» Work to do
Begin with the first line of the material and copy each line word for word through the line that contains "i) => colors[i]);"; the pictures are left out.

» Material provided
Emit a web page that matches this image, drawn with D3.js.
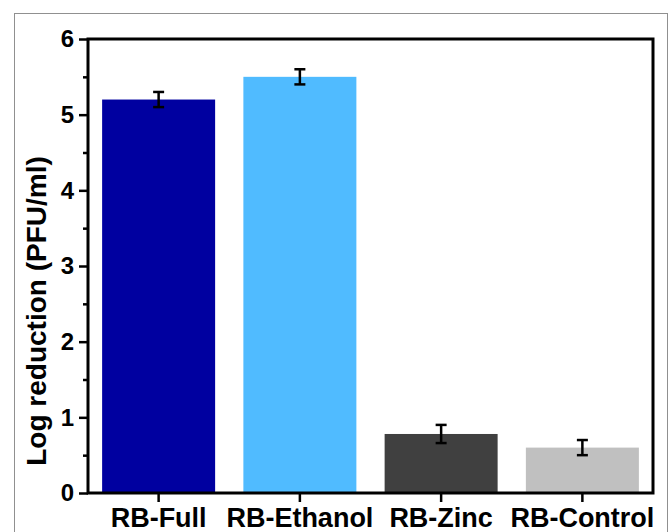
<!DOCTYPE html>
<html>
<head>
<meta charset="utf-8">
<script src="https://cdn.jsdelivr.net/npm/d3@7"></script>
<style>
  body { margin: 0; background: #fff; }
  svg text { font-family: Arial, "Liberation Sans", sans-serif; font-weight: bold; }
</style>
</head>
<body>
<div id="chart"></div>
<script>
// data
const groups = ["RB-Full", "RB-Ethanol", "RB-Zinc", "RB-Control"];
const values = [5.2, 5.5, 0.78, 0.6];
const errors = [0.1, 0.1, 0.12, 0.1];
const colors = ["#0000a0", "#50bbff", "#404040", "#c0c0c0"];
const yTicks = [0, 1, 2, 3, 4, 5, 6];
const yMinorTicks = [0.5, 1.5, 2.5, 3.5, 4.5, 5.5];

const W = 669, H = 532;
const margin = { top: 39, right: 16, bottom: 39, left: 88 };
const width = W - margin.left - margin.right;
const height = H - margin.top - margin.bottom;

const root = d3.select("#chart").append("svg")
  .attr("width", W)
  .attr("height", H);

// thin grey border round the figure
root.append("rect")
  .attr("x", 14.5).attr("y", 13.5)
  .attr("width", 653).attr("height", 530)
  .attr("fill", "none")
  .attr("stroke", "#909090")
  .attr("stroke-width", 1);

const svg = root.append("g")
  .attr("transform", `translate(${margin.left},${margin.top})`);

const x = d3.scaleBand()
  .domain(groups)
  .range([0, width])
  .paddingInner(0.2)
  .paddingOuter(0.1);

const y = d3.scaleLinear()
  .domain([0, 6])
  .range([height, 0]);

// bars
svg.selectAll(".bar")
  .data(groups)
  .enter()
  .append("rect")
  .attr("class", "bar")
  .attr("x", d => x(d))
  .attr("y", (d, i) => y(values[i]))
  .attr("width", x.bandwidth())
  .attr("height", (d, i) => y(0) - y(values[i]))
  .attr("fill", (d, i) => colors[i]);

// error bars
const eb = svg.selectAll(".err")
  .data(groups)
  .enter()
  .append("g")
  .attr("class", "err")
  .attr("stroke", "#000")
  .attr("stroke-width", 2.5);
const cx = d => x(d) + x.bandwidth() / 2;
eb.append("line")
  .attr("x1", cx).attr("x2", cx)
  .attr("y1", (d, i) => y(values[i] + errors[i]))
  .attr("y2", (d, i) => y(values[i] - errors[i]));
eb.append("line")
  .attr("x1", d => cx(d) - 5.5).attr("x2", d => cx(d) + 5.5)
  .attr("y1", (d, i) => y(values[i] + errors[i]))
  .attr("y2", (d, i) => y(values[i] + errors[i]));
eb.append("line")
  .attr("x1", d => cx(d) - 5.5).attr("x2", d => cx(d) + 5.5)
  .attr("y1", (d, i) => y(values[i] - errors[i]))
  .attr("y2", (d, i) => y(values[i] - errors[i]));

// minor y ticks
svg.append("g")
  .call(d3.axisLeft(y).tickValues(yMinorTicks).tickSize(5).tickFormat(""))
  .call(g => g.select(".domain").remove())
  .selectAll("line").attr("stroke-width", 2.5);

// y axis
const yAxis = svg.append("g")
  .call(d3.axisLeft(y).tickValues(yTicks).tickSize(9).tickPadding(5).tickFormat(d3.format("d")));
yAxis.select(".domain").remove();
yAxis.selectAll("line").attr("stroke-width", 2.5);
yAxis.selectAll("text")
  .attr("font-size", "24px")
  .attr("fill", "#000");

// x axis
const xAxis = svg.append("g")
  .attr("transform", `translate(0,${height})`)
  .call(d3.axisBottom(x).tickSize(9).tickPadding(6));
xAxis.select(".domain").remove();
xAxis.selectAll("line").attr("stroke-width", 2.5);
xAxis.selectAll("text")
  .attr("font-size", "27px")
  .attr("fill", "#000");

// frame
svg.append("rect")
  .attr("x", 0).attr("y", 0)
  .attr("width", width).attr("height", height)
  .attr("fill", "none")
  .attr("stroke", "#000")
  .attr("stroke-width", 3);

// y label
svg.append("text")
  .attr("transform", "rotate(-90)")
  .attr("x", -(311 - margin.top))
  .attr("y", -margin.left + 46)
  .attr("text-anchor", "middle")
  .attr("font-size", "28px")
  .attr("fill", "#000")
  .text("Log reduction (PFU/ml)");
</script>
</body>
</html>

» Reply to the exercise
Emit a web page that matches this image, drawn with D3.js.
<!DOCTYPE html>
<html>
<head>
<meta charset="utf-8">
<script src="https://cdn.jsdelivr.net/npm/d3@7"></script>
<style>
  body { margin: 0; background: #fff; }
  svg text { font-family: Arial, "Liberation Sans", sans-serif; font-weight: bold; }
</style>
</head>
<body>
<div id="chart"></div>
<script>
// data
const groups = ["RB-Full", "RB-Ethanol", "RB-Zinc", "RB-Control"];
const values = [5.2, 5.5, 0.78, 0.6];
const errors = [0.1, 0.1, 0.12, 0.1];
const colors = ["#0000a0", "#50bbff", "#404040", "#c0c0c0"];
const yTicks = [0, 1, 2, 3, 4, 5, 6];
const yMinorTicks = [0.5, 1.5, 2.5, 3.5, 4.5, 5.5];

const W = 669, H = 532;
const margin = { top: 39, right: 16, bottom: 39, left: 88 };
const width = W - margin.left - margin.right;
const height = H - margin.top - margin.bottom;

const root = d3.select("#chart").append("svg")
  .attr("width", W)
  .attr("height", H);

// thin grey border round the figure
root.append("rect")
  .attr("x", 14.5).attr("y", 13.5)
  .attr("width", 653).attr("height", 530)
  .attr("fill", "none")
  .attr("stroke", "#909090")
  .attr("stroke-width", 1);

const svg = root.append("g")
  .attr("transform", `translate(${margin.left},${margin.top})`);

const x = d3.scaleBand()
  .domain(groups)
  .range([0, width])
  .paddingInner(0.2)
  .paddingOuter(0.1);

const y = d3.scaleLinear()
  .domain([0, 6])
  .range([height, 0]);

// bars
svg.selectAll(".bar")
  .data(groups)
  .enter()
  .append("rect")
  .attr("class", "bar")
  .attr("x", d => x(d))
  .attr("y", (d, i) => y(values[i]))
  .attr("width", x.bandwidth())
  .attr("height", (d, i) => y(0) - y(values[i]))
  .attr("fill", (d, i) => colors[i]);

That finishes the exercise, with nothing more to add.